Pendekatan ini diinisiasi Kepala UKP4 dan Ketua Satgas REDD+ Kuntoro Mangkusubroto dan didukung KPK. Pada 2014, UKP4 dan BPREDD+ kemudian melakukan audit kepatuhan terkait kebakaran hutan dan lahan di Riau.
Tim Gabungan Nasional Audit Kepatuhan menemukan 17 perusahaan perkebunan dan perusahaan kehutanan, serta enam kabupaten/kota yang bertanggungjawab.
Hasil audit tersebut menyimpulkan bahwa 5 perusahaan perkebunan dianggap tidak patuh.

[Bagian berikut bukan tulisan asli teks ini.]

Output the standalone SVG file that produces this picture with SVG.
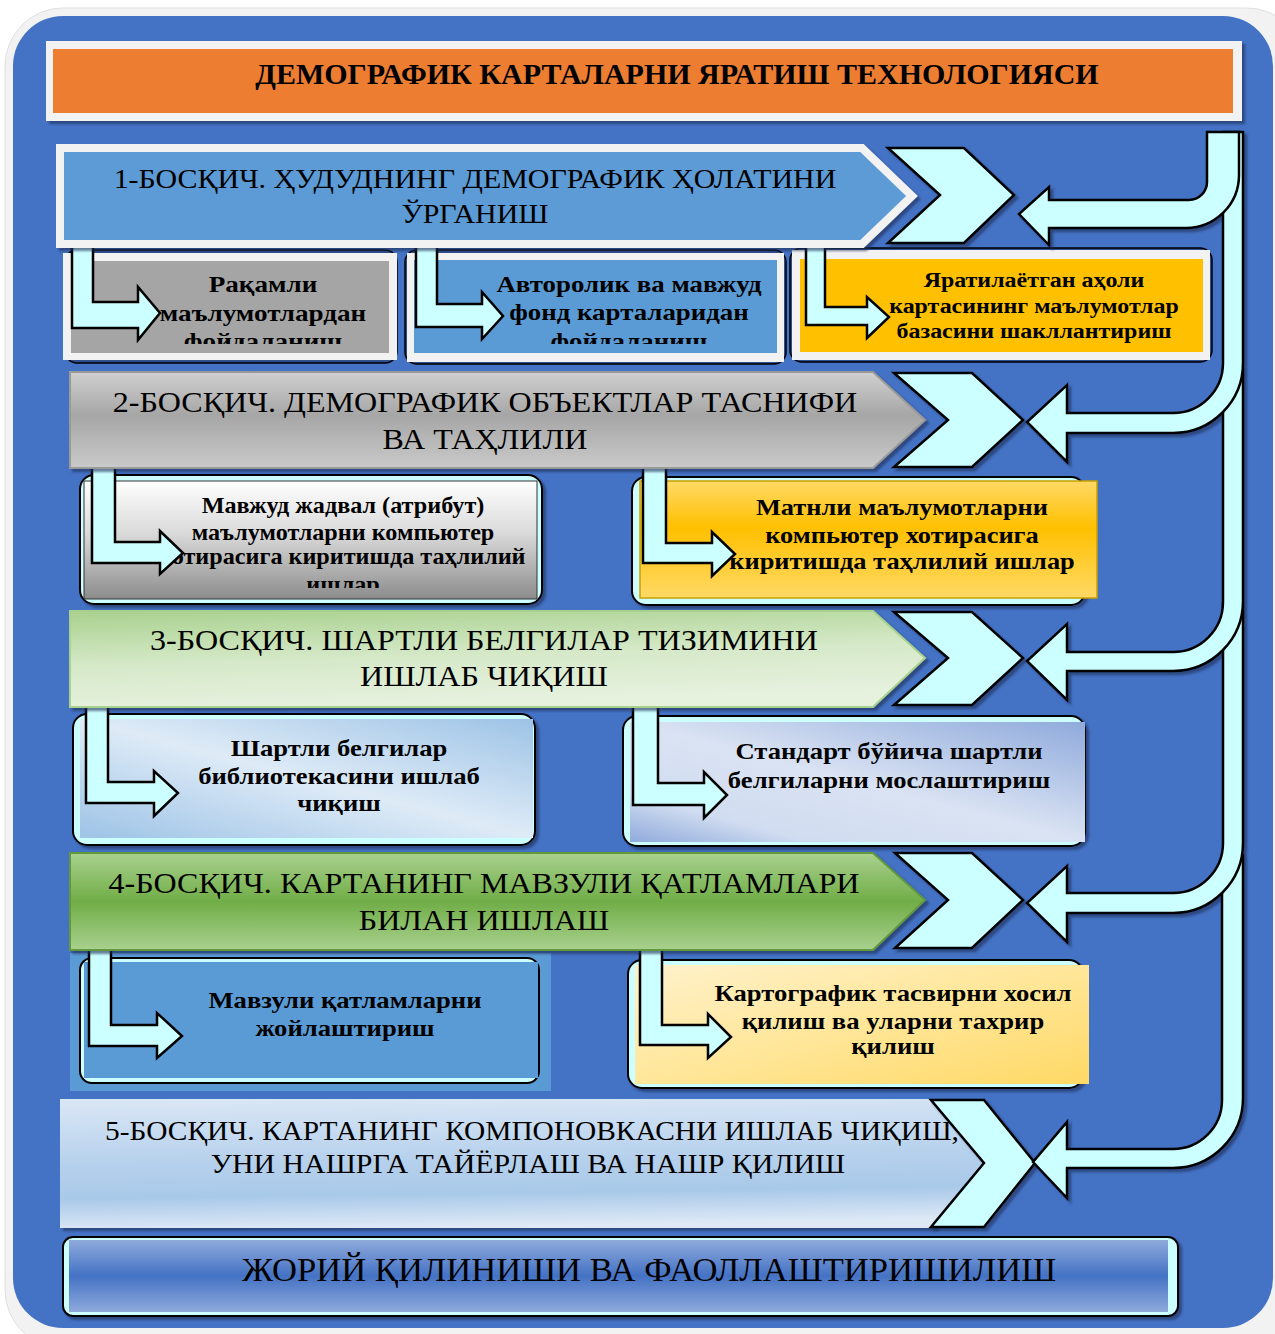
<svg xmlns="http://www.w3.org/2000/svg" width="1275" height="1334" viewBox="0 0 1275 1334">
<defs>
<style>
.stage{font-family:"Liberation Serif","Times New Roman",serif;font-size:28px;fill:#000;text-anchor:middle}
.stageL{font-family:"Liberation Serif","Times New Roman",serif;font-size:30px;fill:#000;text-anchor:middle}
.sub{font-family:"Liberation Serif","Times New Roman",serif;font-weight:bold;font-size:24px;fill:#000;text-anchor:middle}
.title{font-family:"Liberation Serif","Times New Roman",serif;font-weight:bold;font-size:30px;fill:#000;text-anchor:middle}
.cy{fill:#CCFFFF;stroke:#000;stroke-width:2.5;stroke-linejoin:miter}
.bent{fill:#CCFFFF;stroke:#000;stroke-width:2.5}
.frame{fill:#CCFFFF;stroke:#000;stroke-width:2}
.wf{fill:#F2F2F2}
</style>
<filter id="sh" x="-10%" y="-10%" width="130%" height="130%">
<feDropShadow dx="3" dy="3" stdDeviation="1" flood-color="#1F2F55" flood-opacity="0.6"/>
</filter>
<linearGradient id="g2" x1="0" y1="0" x2="0" y2="1"><stop offset="0" stop-color="#D0D0D0"/><stop offset="0.45" stop-color="#A6A6A6"/><stop offset="1" stop-color="#CACACA"/></linearGradient>
<linearGradient id="g3" x1="0" y1="0" x2="0.25" y2="1"><stop offset="0" stop-color="#A9D18E"/><stop offset="0.55" stop-color="#D6E9C9"/><stop offset="1" stop-color="#E6F1DE"/></linearGradient>
<linearGradient id="g4" x1="0" y1="0" x2="0" y2="1"><stop offset="0" stop-color="#A9D18E"/><stop offset="0.5" stop-color="#70AD47"/><stop offset="1" stop-color="#A9D18E"/></linearGradient>
<linearGradient id="g5" x1="0.2" y1="0" x2="0.3" y2="1"><stop offset="0" stop-color="#D9E6F5"/><stop offset="0.5" stop-color="#B5D0EC"/><stop offset="0.75" stop-color="#A9C9E9"/><stop offset="1" stop-color="#DEE9F6"/></linearGradient>
<linearGradient id="gf" x1="0" y1="0" x2="0" y2="1"><stop offset="0" stop-color="#8FAADC"/><stop offset="0.5" stop-color="#4472C4"/><stop offset="1" stop-color="#8FAADC"/></linearGradient>
<linearGradient id="b2a" x1="0" y1="0" x2="0" y2="1"><stop offset="0" stop-color="#FFFFFF"/><stop offset="0.45" stop-color="#D9D9D9"/><stop offset="1" stop-color="#8C8C8C"/></linearGradient>
<linearGradient id="b2b" x1="0" y1="0" x2="0" y2="1"><stop offset="0" stop-color="#FFD966"/><stop offset="0.4" stop-color="#FFC000"/><stop offset="1" stop-color="#FFD966"/></linearGradient>
<linearGradient id="b3a" x1="1" y1="0" x2="0" y2="1"><stop offset="0" stop-color="#9DC3E6"/><stop offset="0.5" stop-color="#DEEBF7"/><stop offset="1" stop-color="#9DC3E6"/></linearGradient>
<linearGradient id="b3b" x1="1" y1="0" x2="0" y2="1"><stop offset="0" stop-color="#8FAADC"/><stop offset="0.5" stop-color="#DAE3F3"/><stop offset="0.8" stop-color="#D0DCF0"/><stop offset="1" stop-color="#8FAADC"/></linearGradient>
<linearGradient id="b4b" x1="0" y1="0" x2="1" y2="1"><stop offset="0" stop-color="#FFF2CC"/><stop offset="0.5" stop-color="#FFE699"/><stop offset="1" stop-color="#FFD966"/></linearGradient>
<clipPath id="c1"><rect x="60" y="250" width="1160" height="94"/></clipPath>
<clipPath id="c2"><rect x="80" y="470" width="470" height="118"/></clipPath>
</defs>

<!-- background -->
<rect x="0" y="0" width="1275" height="1334" fill="#FFFFFF"/>
<rect x="5" y="8" width="1300" height="1340" rx="58" fill="#F2F2F2" stroke="#E0E0E0" stroke-width="1"/>
<rect x="13" y="16" width="1260" height="1312" rx="50" fill="#4472C4"/>

<!-- title -->
<g id="title">
<rect x="46" y="41" width="1196" height="80" class="wf" filter="url(#sh)"/>
<rect x="53" y="49" width="1180" height="64" fill="#ED7D31"/>
<text class="title" x="677" y="84">ДЕМОГРАФИК КАРТАЛАРНИ ЯРАТИШ ТЕХНОЛОГИЯСИ</text>
</g>

<!-- sub boxes row 1 -->
<g id="box1a">
<rect x="65" y="250" width="332" height="113" rx="12" fill="#2F4F8F" stroke="#000" stroke-width="1.5"/>
<rect x="63" y="253" width="334" height="107" class="wf"/>
<rect x="71" y="261" width="318" height="92" fill="#A5A5A5"/>
</g>
<g id="box1b">
<rect x="405" y="250" width="381" height="114" rx="12" fill="#2F4F8F" stroke="#000" stroke-width="1.5"/>
<rect x="407" y="253" width="377" height="109" class="wf"/>
<rect x="414" y="260" width="363" height="93" fill="#5B9BD5"/>
</g>
<g id="box1c">
<rect x="790" y="248" width="422" height="114" rx="12" fill="#2F4F8F" stroke="#000" stroke-width="1.5"/>
<rect x="792" y="250" width="418" height="110" class="wf"/>
<rect x="800" y="259" width="403" height="93" fill="#FFC000"/>
</g>

<!-- sub boxes row 2 -->
<g id="box2a">
<rect x="80" y="475" width="462" height="129" rx="14" class="frame" filter="url(#sh)"/>
<rect x="84" y="481" width="453" height="118" fill="url(#b2a)" stroke="#333" stroke-width="1"/>
</g>
<g id="box2b">
<rect x="632" y="477" width="453" height="128" rx="14" class="frame" filter="url(#sh)"/>
<rect x="640" y="481" width="457" height="117" fill="url(#b2b)" stroke="#C9A000" stroke-width="1.5"/>
</g>

<!-- sub boxes row 3 -->
<g id="box3a">
<rect x="73" y="714" width="462" height="131" rx="14" class="frame" filter="url(#sh)"/>
<rect x="80" y="719" width="453" height="119" fill="url(#b3a)"/>
</g>
<g id="box3b">
<rect x="623" y="716" width="462" height="130" rx="14" class="frame" filter="url(#sh)"/>
<rect x="630" y="722" width="455" height="120" fill="url(#b3b)"/>
</g>

<!-- sub boxes row 4 -->
<g id="box4a">
<rect x="70" y="953" width="481" height="138" fill="#5B9BD5"/>
<rect x="80" y="958" width="459" height="125" rx="12" class="frame"/>
<rect x="84" y="962" width="454" height="116" fill="#5B9BD5"/>
</g>
<g id="box4b">
<rect x="628" y="960" width="455" height="128" rx="14" class="frame" filter="url(#sh)"/>
<rect x="635" y="965" width="454" height="119" fill="url(#b4b)"/>
</g>

<!-- sub texts -->
<g clip-path="url(#c1)">
<g id="t1a" transform="matrix(1.13,0,0,1,-34.19,0)">
<text class="sub" x="263" y="292">Рақамли</text>
<text class="sub" x="263" y="321">маълумотлардан</text>
<text class="sub" x="263" y="349">фойдаланиш</text>
</g>
<g id="t1b" transform="matrix(1.12,0,0,1,-75.48,0)">
<text class="sub" x="629" y="292">Авторолик ва мавжуд</text>
<text class="sub" x="629" y="320">фонд карталаридан</text>
<text class="sub" x="629" y="349">фойдаланиш</text>
</g>
</g>
<g id="t1c" transform="matrix(1.14,0,0,1,-144.76,0)">
<text class="sub" x="1034" y="287" style="font-size:21px">Яратилаётган аҳоли</text>
<text class="sub" x="1034" y="313" style="font-size:21px">картасининг маълумотлар</text>
<text class="sub" x="1034" y="338" style="font-size:21px">базасини шакллантириш</text>
</g>
<g clip-path="url(#c2)">
<g id="t2a" transform="matrix(1.075,0,0,1,-25.7,0)">
<text class="sub" x="343" y="513" style="font-size:22.5px">Мавжуд жадвал (атрибут)</text>
<text class="sub" x="343" y="540" style="font-size:22.5px">маълумотларни компьютер</text>
<text class="sub" x="343" y="564" style="font-size:22.5px">хотирасига киритишда таҳлилий</text>
<text class="sub" x="343" y="592" style="font-size:22.5px">ишлар</text>
</g>
</g>
<g id="t2b" transform="matrix(1.1,0,0,1,-90.2,0)">
<text class="sub" x="902" y="515">Матнли маълумотларни</text>
<text class="sub" x="902" y="543">компьютер хотирасига</text>
<text class="sub" x="902" y="569">киритишда таҳлилий ишлар</text>
</g>
<g id="t3a" transform="matrix(1.11,0,0,1,-37.29,0)">
<text class="sub" x="339" y="756">Шартли белгилар</text>
<text class="sub" x="339" y="784">библиотекасини ишлаб</text>
<text class="sub" x="339" y="811">чиқиш</text>
</g>
<g id="t3b" transform="matrix(1.11,0,0,1,-97.79,0)">
<text class="sub" x="889" y="759">Стандарт бўйича шартли</text>
<text class="sub" x="889" y="788">белгиларни мослаштириш</text>
</g>
<g id="t4a" transform="matrix(1.11,0,0,1,-37.95,0)">
<text class="sub" x="345" y="1008">Мавзули қатламларни</text>
<text class="sub" x="345" y="1036">жойлаштириш</text>
</g>
<g id="t4b" transform="matrix(1.11,0,0,1,-98.23,0)">
<text class="sub" x="893" y="1001">Картографик тасвирни хосил</text>
<text class="sub" x="893" y="1029">қилиш ва уларни тахрир</text>
<text class="sub" x="893" y="1054">қилиш</text>
</g>

<!-- connectors -->
<g id="connectors">
<path class="bent" d="M72,244 H93 V302 H138 V287 L160,313 L138,340 V328 H72 Z"/>
<path class="bent" d="M416,244 H437 V304 H482 V292 L503,316 L482,339 V327 H416 Z"/>
<path class="bent" d="M806,244 H825 V307 H867 V297 L889,317 L867,338 V325 H806 Z"/>
<path class="bent" d="M92,466 H115 V542 H160 V531 L183,553 L160,574 V563 H92 Z"/>
<path class="bent" d="M643,466 H666 V543 H712 V532 L735,554 L712,576 V563 H643 Z"/>
<path class="bent" d="M86,705 H108 V782 H154 V771 L178,793 L154,816 V803 H86 Z"/>
<path class="bent" d="M633,705 H658 V783 H704 V772 L727,795 L704,818 V805 H633 Z"/>
<path class="bent" d="M89,947 H111 V1025 H157 V1013 L182,1036 L157,1058 V1046 H89 Z"/>
<path class="bent" d="M640,947 H662 V1025 H708 V1014 L731,1037 L708,1058 V1045 H640 Z"/>
</g>

<!-- stages -->
<g id="stage1">
<polygon points="60,148 862,148 912,196 862,244 60,244" fill="#5B9BD5" stroke="#F2F2F2" stroke-width="8" filter="url(#sh)"/>
<g transform="matrix(1.07,0,0,1,-33.25,0)">
<text class="stage" x="475" y="188">1-БОСҚИЧ. ҲУДУДНИНГ ДЕМОГРАФИК ҲОЛАТИНИ</text>
<text class="stage" x="475" y="223">ЎРГАНИШ</text>
</g>
</g>
<g id="stage2">
<polygon points="70,372 873,372 925,420 873,468 70,468" fill="url(#g2)" stroke="#9A9A9A" stroke-width="2" filter="url(#sh)"/>
<g transform="matrix(1.07,0,0,1,-33.95,0)">
<text class="stageL" x="485" y="412">2-БОСҚИЧ. ДЕМОГРАФИК ОБЪЕКТЛАР ТАСНИФИ</text>
<text class="stageL" x="485" y="449">ВА ТАҲЛИЛИ</text>
</g>
</g>
<g id="stage3">
<polygon points="70,611 873,611 925,658 873,707 70,707" fill="url(#g3)" stroke="#A9D18E" stroke-width="2" filter="url(#sh)"/>
<g transform="matrix(1.07,0,0,1,-33.88,0)">
<text class="stageL" x="484" y="650">3-БОСҚИЧ. ШАРТЛИ БЕЛГИЛАР ТИЗИМИНИ</text>
<text class="stageL" x="484" y="686">ИШЛАБ ЧИҚИШ</text>
</g>
</g>
<g id="stage4">
<polygon points="70,853 873,853 925,900 873,950 70,950" fill="url(#g4)" stroke="#62993E" stroke-width="2" filter="url(#sh)"/>
<g transform="matrix(1.07,0,0,1,-33.88,0)">
<text class="stageL" x="484" y="893">4-БОСҚИЧ. КАРТАНИНГ МАВЗУЛИ ҚАТЛАМЛАРИ</text>
<text class="stageL" x="484" y="930">БИЛАН ИШЛАШ</text>
</g>
</g>
<g id="stage5">
<polygon points="60,1099 935,1099 985,1163 935,1228 60,1228" fill="url(#g5)" filter="url(#sh)"/>
</g>

<!-- chevrons -->
<g id="chevrons" filter="url(#sh)">
<polygon class="cy" points="888,148 964,148 1014,195 964,243 888,243 940,195"/>
<polygon class="cy" points="894,373 972,373 1023,420 972,467 894,467 948,420"/>
<polygon class="cy" points="894,612 972,612 1023,658 972,705 894,705 948,658"/>
<polygon class="cy" points="895,853 972,853 1023,900 972,948 895,948 948,900"/>
<polygon class="cy" points="931,1100 984,1100 1035,1163 984,1227 931,1227 984,1163"/>
</g>

<g id="stage5text">
<text class="stage" x="532" y="1140" transform="matrix(1.05,0,0,1,-26.6,0)">5-БОСҚИЧ. КАРТАНИНГ КОМПОНОВКАСНИ ИШЛАБ ЧИҚИШ,</text>
<text class="stage" x="528" y="1173" transform="matrix(1.067,0,0,1,-35.38,0)">УНИ НАШРГА ТАЙЁРЛАШ ВА НАШР ҚИЛИШ</text>
</g>

<!-- feedback pipes -->
<g id="pipes" filter="url(#sh)">
<path class="cy" d="M1222,855 H1243 V1098 A70,70 0 0 1 1173,1168 H1067 V1198 L1033,1162 L1067,1122 V1149 H1173 A49,49 0 0 0 1222,1100 Z"/>
<path class="cy" d="M1223,603 H1243 V843 A70,70 0 0 1 1173,913 H1067 V942 L1027,903 L1067,866 V893 H1173 A50,50 0 0 0 1223,843 Z"/>
<path class="cy" d="M1223,368 H1243 V601 A70,70 0 0 1 1173,671 H1067 V700 L1027,661 L1067,624 V652 H1173 A50,50 0 0 0 1223,602 Z"/>
<path class="cy" d="M1223,132 H1243 V363 A70,70 0 0 1 1173,433 H1067 V462 L1027,422 L1067,385 V413 H1173 A50,50 0 0 0 1223,363 Z"/>
<path class="cy" d="M1207,132 H1239 V175 A53,53 0 0 1 1186,228 H1049 V245 L1019,214 L1049,187 V200 H1189 A18,18 0 0 0 1207,182 Z"/>
</g>

<!-- final bar -->
<g id="final">
<rect x="63" y="1237" width="1115" height="79" rx="10" class="frame" filter="url(#sh)"/>
<rect x="69" y="1240" width="1099" height="72" fill="url(#gf)"/>
<text class="stage" x="649" y="1281" style="font-size:33px" transform="matrix(1.048,0,0,1,-31.15,0)">ЖОРИЙ ҚИЛИНИШИ ВА ФАОЛЛАШТИРИШИЛИШ</text>
</g>
</svg>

Sementara itu, audit terhadap perusahan kehutanan mendapati 1 perusahaan sangat tidak patuh, 10 tidak patuh, dan 1 kurang patuh.
Audit terhadap 6 pemerintah daerah di Provinsi Riau juga menemukan bahwa 1 kabupaten saja yang dianggap patuh, 1 cukup patuh, dan sisanya dianggap kurang patuh.
Tim Audit Gabungan ini terdiri dari Kementerian Pertanian, Kementerian Kehutanan, Kementerian Lingkungan Hidup, Badan Pengelola REDD+, UKP4 serta para ahli yang dipimpin oleh ahli kebakaran hutan dan lahan dari Institut Pertanian Bogor, Bambang Hero Saharjo.
Rencananya mereka akan melakukan audit di Provinsi Sumatera Selatan dan Provinsi Kalimantan Tengah. Nantinya, hasil audit akan menjadi bahan penuntutan oleh penyidik KLH dan Polri.
Namun pemerintahan Presiden Joko Widodo tidak melanjutkan audit kepatuhan di Sumatera Selatan dan Kalimantan Tengah. Rekomendasi hasil audit di Riau juga tidak ditindaklanjuti.
Roy menjelaskan pihaknya melanjutkan hal itu dengan membentuk unit khusus. Begitu juga dengan pendekatan hukum multi door. "Kami sudah mengirim surat ke PPATK dan Dirjen Pajak," katanya berdalih.